A laughable argument. Loan waivers do not work, except electorally. It is the middle class or the financial system (NPAs) that pays for it. It also does not address the fact that poor farmers, not wealthy, borrow from moneylenders and not banks. Rural aid packages suffer from gross implementation problems. Higher MSPs need to be balanced with efficient procurement. Welfarism might be a good thing, sops which keep the poor, poor, are not.

“The Congress party offers the nation a far more credible ideology than the BJP’s, and one that has been tried and tested. It should not merely be seen as an instrument for fighting elections every five years.”

Only partisanship would lead someone to empirically claim ‘tried and tested’. Has our economy grown the way we wanted it to? Have our farmers been given the necessary sustainable tools to ensure farming is viable as a profession? Is our infrastructure visible or robust? Has our electricity generation and distribution been without hitches? I do not wish to lay these at the feet of the Congress. However, no one should be willing to absolve them when they speak of returning to governance with the same ideas which have been ‘tried and tested’ to failure.

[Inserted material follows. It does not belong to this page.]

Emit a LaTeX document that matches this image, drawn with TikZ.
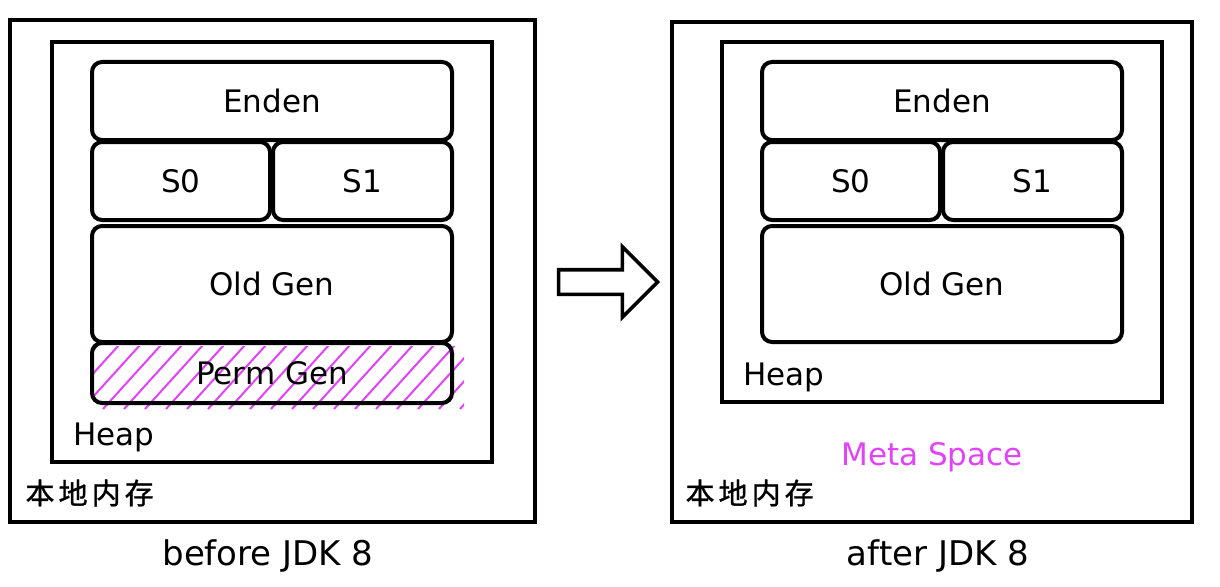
\documentclass[tikz,border=0pt]{standalone}
\usepackage{fontspec}
\setmainfont{DejaVu Sans}
\newfontfamily\cjk[LetterSpace=14, FakeBold=1.2]{Noto Sans CJK SC}
\usepackage{tikz}
\usetikzlibrary{arrows.meta, positioning, shapes.arrows}
\definecolor{metapink}{RGB}{226,66,250}
\tikzstyle{memory} = [rectangle, draw=black, line width=3.6pt, inner sep=0pt]
\tikzstyle{heap} = [rectangle, draw=black, line width=3.2pt, inner sep=0pt]
\tikzstyle{block} = [rectangle, rounded corners=10pt, draw=black, line width=4pt, inner sep=0pt, text centered]
\tikzstyle{hatch} = [metapink, line width=2pt]
\tikzstyle{caption} = [font={\fontsize{34pt}{38pt}\selectfont}]
\tikzset{
  font={\fontsize{31pt}{35pt}\selectfont}}

\begin{document}
\begin{tikzpicture}[x=1pt, y=-1pt]
    \useasboundingbox (0,0) rectangle (1220,586);
    % before JDK 8
    \node (nativeL) [memory, minimum width=525pt, minimum height=502pt] at (272.5,271) {};
    \node (heapL) [heap, minimum width=440pt, minimum height=420pt] at (272,252) {};
    \begin{scope}
        \clip (94,346) rectangle (464,409);
        \foreach \x in {40,61,...,470}
            \draw [hatch] (\x,409) -- ++(58,-64);
    \end{scope}
    \node (permL) [block, minimum width=360pt, minimum height=60pt] at (272,373) {Perm Gen};
    \node (endenL) [block, minimum width=360pt, minimum height=78pt] at (272,101) {Enden};
    \node (szeroL) [block, minimum width=178pt, minimum height=78pt] at (181,181) {S0};
    \node (soneL) [block, minimum width=179pt, minimum height=78pt] at (362.5,181) {S1};
    \node (oldL) [block, minimum width=360pt, minimum height=116pt] at (272,284) {Old Gen};
    \node (heaptxtL) [anchor=west] at (70,437) {Heap};
    \node (localL) [anchor=west] at (22,493) {\cjk\fontsize{29pt}{33pt}\selectfont 本地内存};
    \node (capL) [caption] at (268,556) {before JDK 8};

    % the move
    \node (shift) [single arrow, draw=black, line width=3.6pt, minimum height=99pt, minimum width=68pt,
        inner ysep=10.5pt, inner xsep=0pt, single arrow head extend=23pt] at (602,282) {};

    % after JDK 8
    \node (nativeR) [memory, minimum width=520pt, minimum height=500pt] at (932,272) {};
    \node (heapR) [heap, minimum width=440pt, minimum height=360pt] at (942,222) {};
    \node (endenR) [block, minimum width=360pt, minimum height=78pt] at (942,101) {Enden};
    \node (szeroR) [block, minimum width=178pt, minimum height=78pt] at (851,181) {S0};
    \node (soneR) [block, minimum width=179pt, minimum height=78pt] at (1032.5,181) {S1};
    \node (oldR) [block, minimum width=360pt, minimum height=116pt] at (942,284) {Old Gen};
    \node (heaptxtR) [anchor=west] at (740,377) {Heap};
    \node (meta) [text=metapink] at (932,457) {Meta Space};
    \node (localR) [anchor=west] at (682,493) {\cjk\fontsize{29pt}{33pt}\selectfont 本地内存};
    \node (capR) [caption] at (938,556) {after JDK 8};
\end{tikzpicture}
\end{document}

The Congress party needs to showcase, why – exactly why – a voter should go back to them. Mere dissatisfaction with the BJP does not work. Partisanship and divisiveness serve to be bred in the general elections if the major plank, however, effective of the Congress is that it is ‘not the BJP’. The lack of a strong opposition and one which arrogantly assumes, with an absent leader, that it is the default when anti-incumbency rises is disappointing. The Congress party has not changed. The Congress party does not learn from its mistakes. The Congress party is weak and certainly will not get my vote.